Parce que c’est simple : La classe moyenne. Laborieuse. Populaire. Ses valeurs, son accent, son « capital culturel ». C’est l’horizon indépassable. Tu es comme nous ou tu te casses. On est peut-être beaufs. On est parfois vulgaires, on écoute Johnny en gueulant là-dedans mais c’est comme ça et la société c’est nous. Et ça ne peut que être nous.

Horizon indépassable mais améliorable. Car l’enjeu est, pour moi, de démondialiser cette classe moyenne bretonne, de la réenraciner, la rebretonniser. Langue gallèse, langue bretonne, festoù-noz, rénovation du bâti traditionnel breton dans l’esprit au lieu des lotissements moches, relocaliser les modes de consommation, « respiritualiser » des gens perdus aussi, familles décomposées, recomposées. Où est le bien ou est le mal ? Il y a du boulot sur ce terrain-là…

La classe sociale qui travaille aussi à l’intégration

Je ne sais pas ce qu’il en est en Eure-et-Loir ou à Troyes mais ici, en Bretagne, c’est comme ça.

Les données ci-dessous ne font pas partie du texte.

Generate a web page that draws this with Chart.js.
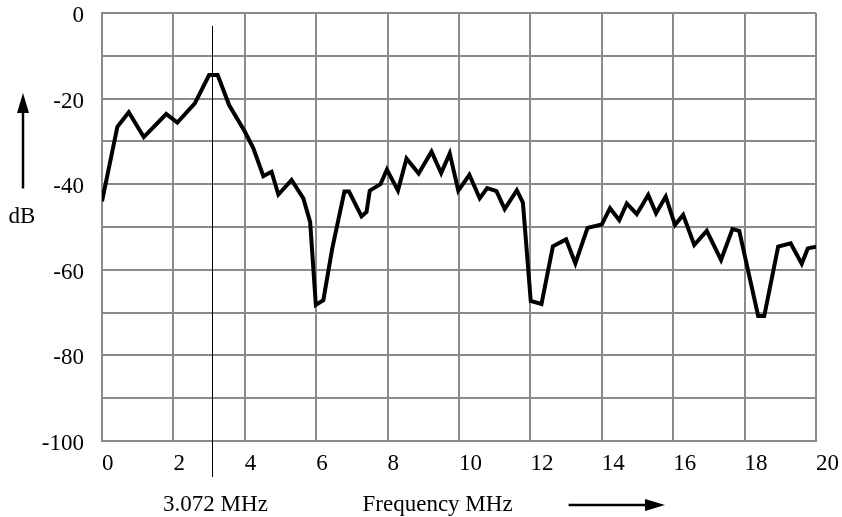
<!DOCTYPE html>
<html>
<head>
<meta charset="utf-8">
<script src="https://cdn.jsdelivr.net/npm/chart.js@4/dist/chart.umd.min.js"></script>
<style>
  html, body { margin: 0; padding: 0; background: #ffffff; }
  #wrap { width: 842px; height: 517px; position: relative; }
</style>
</head>
<body>
<div id="wrap"><canvas id="c" width="842" height="517"></canvas></div>
<script>
// ---- data ----
const freqMHz = [0, 0.43, 0.75, 1.17, 1.8, 2.11, 2.6, 3.0, 3.24, 3.56, 4.0, 4.24, 4.52, 4.75, 4.94, 5.31, 5.64, 5.83, 5.99, 6.2,
  6.45, 6.79, 6.92, 7.27, 7.41, 7.5, 7.8, 7.98, 8.29, 8.53, 8.87, 9.23, 9.5, 9.74, 9.98, 10.29, 10.58, 10.79, 11.05, 11.28,
  11.62, 11.79, 12.01, 12.31, 12.63, 13.0, 13.26, 13.6, 14.0, 14.23, 14.49, 14.7, 14.98, 15.3, 15.52, 15.79, 16.05, 16.28, 16.59, 16.94,
  17.34, 17.66, 17.85, 18.38, 18.55, 18.94, 19.29, 19.6, 19.77, 20.0];
const levelDb = [-44, -26.6, -23.2, -29.0, -23.6, -25.6, -21.1, -14.5, -14.5, -21.5, -27.7, -31.6, -38.1, -37.1, -42.4, -39.0, -43.3, -48.8, -68.2, -67.1,
  -55, -41.7, -41.7, -47.5, -46.5, -41.5, -40.0, -36.6, -41.5, -34.0, -37.5, -32.4, -37.4, -32.8, -41.5, -37.8, -43.3, -40.9, -41.6, -45.8,
  -41.4, -44.3, -67.3, -68.0, -54.5, -52.9, -58.5, -50.2, -49.4, -45.6, -48.4, -44.5, -47.0, -42.5, -46.8, -42.9, -49.5, -47.2, -54.2, -50.9,
  -57.7, -50.5, -50.9, -70.8, -70.8, -54.6, -53.8, -58.6, -55.0, -54.6];
const xTickLabels = ['0', '2', '4', '6', '8', '10', '12', '14', '16', '18', '20'];
const yTickLabels = ['0', '-20', '-40', '-60', '-80', '-100'];
const markerFreq = 3.072;
const markerLabel = '3.072 MHz';
const xTitle = 'Frequency MHz';
const yTitle = 'dB';

const FONT = 'Liberation Serif, Times New Roman, serif';
const GRID = '#8a8a8a';

const points = freqMHz.map((f, i) => ({ x: f, y: levelDb[i] }));

const decor = {
  id: 'decor',
  afterDraw(chart) {
    const ctx = chart.ctx;
    const xs = chart.scales.x, ys = chart.scales.y;
    const area = chart.chartArea;
    ctx.save();
    // marker line
    const mx = Math.round(xs.getPixelForValue(markerFreq)) + 0.5;
    ctx.strokeStyle = '#000';
    ctx.lineWidth = 1;
    ctx.beginPath();
    ctx.moveTo(mx, ys.getPixelForValue(-3));
    ctx.lineTo(mx, area.bottom + 36);
    ctx.stroke();
    // texts
    ctx.fillStyle = '#000';
    ctx.font = '23px ' + FONT;
    ctx.textBaseline = 'alphabetic';
    ctx.textAlign = 'center';
    ctx.fillText(markerLabel, mx + 3, area.bottom + 70);
    ctx.fillText(xTitle, xs.getPixelForValue(9.4), area.bottom + 70);
    ctx.fillText(yTitle, 22, ys.getPixelForValue(-49));
    // x arrow
    const ax0 = xs.getPixelForValue(13.07), ax1 = xs.getPixelForValue(15.77), ay = area.bottom + 64;
    ctx.lineWidth = 2.5;
    ctx.beginPath();
    ctx.moveTo(ax0, ay);
    ctx.lineTo(ax1 - 16, ay);
    ctx.stroke();
    ctx.beginPath();
    ctx.moveTo(ax1, ay);
    ctx.lineTo(ax1 - 20, ay - 6);
    ctx.lineTo(ax1 - 20, ay + 6);
    ctx.closePath();
    ctx.fill();
    // y arrow
    const yx = 23, yBot = ys.getPixelForValue(-41), yTop = ys.getPixelForValue(-18.7);
    ctx.beginPath();
    ctx.moveTo(yx, yBot);
    ctx.lineTo(yx, yTop + 16);
    ctx.stroke();
    ctx.beginPath();
    ctx.moveTo(yx, yTop);
    ctx.lineTo(yx - 6, yTop + 20);
    ctx.lineTo(yx + 6, yTop + 20);
    ctx.closePath();
    ctx.fill();
    ctx.restore();
  }
};

new Chart(document.getElementById('c'), {
  type: 'line',
  data: {
    datasets: [{
      data: points,
      borderColor: '#000',
      borderWidth: 4,
      pointRadius: 0,
      tension: 0,
      fill: false
    }]
  },
  options: {
    responsive: false,
    animation: false,
    devicePixelRatio: 1,
    layout: { padding: { left: 0, right: 26, top: 13, bottom: 0 } },
    plugins: { legend: { display: false }, tooltip: { enabled: false } },
    scales: {
      x: {
        type: 'linear',
        min: 0, max: 20,
        afterFit(s) { s.height = 76; s.paddingLeft = 0; s.paddingRight = 0; },
        grid: { color: GRID, lineWidth: 2, drawTicks: false },
        border: { color: GRID, width: 2 },
        ticks: {
          stepSize: 2,
          autoSkip: false,
          maxRotation: 0,
          align: 'start',
          padding: 9,
          color: '#000',
          font: { family: FONT, size: 23 },
          callback: (v) => xTickLabels[v / 2]
        }
      },
      y: {
        type: 'linear',
        min: -100, max: 0,
        afterFit(s) { s.width = 102; s.paddingTop = 0; s.paddingBottom = 0; },
        grid: { color: GRID, lineWidth: 2, drawTicks: false },
        border: { color: GRID, width: 2 },
        ticks: {
          stepSize: 10,
          autoSkip: false,
          padding: 18,
          labelOffset: 3,
          color: '#000',
          font: { family: FONT, size: 23 },
          callback: (v) => (v % 20 === 0 ? yTickLabels[-v / 20] : '')
        }
      }
    }
  },
  plugins: [decor]
});
</script>
</body>
</html>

Le géographe Christophe Guilluy parle dans son dernier ouvrage No Society de cette classe laborieuse qui était la classe intégratrice. Les immigrés qui arrivaient autrefois voulaient ressembler à cette classe et se fondre en elle.
Or, la classe laborieuse a été laminée par la mondialisation. Ceux qui ont fait ça sont des criminels qu’il faudrait fusiller. Et je commanderais volontiers le peloton d’exécution !

En ce qui me concerne, la classe laborieuse bretonne doit être la classe centrale. Hégémonique ! Pour une dictature culturello-politique de la classe laborieuse ! Si elle conserve cette hémégonie, tous les Momos du monde s’y fonderont et seront fiers. Si elle est remplacée par d’autres normes, ce sera la guerre.

Chez moi elle résiste encore. Avec ses défauts et ses dérives. Mais, elle existe encore et dans une certaine mesure, se réenracine. Je reviens de région parisienne, chez vous elle n’existe plus. Elle a perdu la guerre culturello-politiquo-territoriale. Je ne me prononcerais pas sur la Provence ou le Limousin car je ne connais pas assez ces territoires et les gens qui y vivent.

Mais pour ce qui est de la Bretagne il faut être clair : celui qui vient chez moi ne doit avoir qu’un seul impératif en tête : nous ressembler. Il faut être clair jusqu’à en être caricatural. Chez les Bretons, il n’y a pas de place pour un autre groupe social que cette classe laborieuse bretonne. Même un patron d’usine ou un notaire doit chercher à nous ressembler car nous sommes la Norme et le bon goût.

Bobos, babouches, bourgeoisie mondialisée et métropolisante par contre : la sortie est par là, vers l’est ou vers le sud.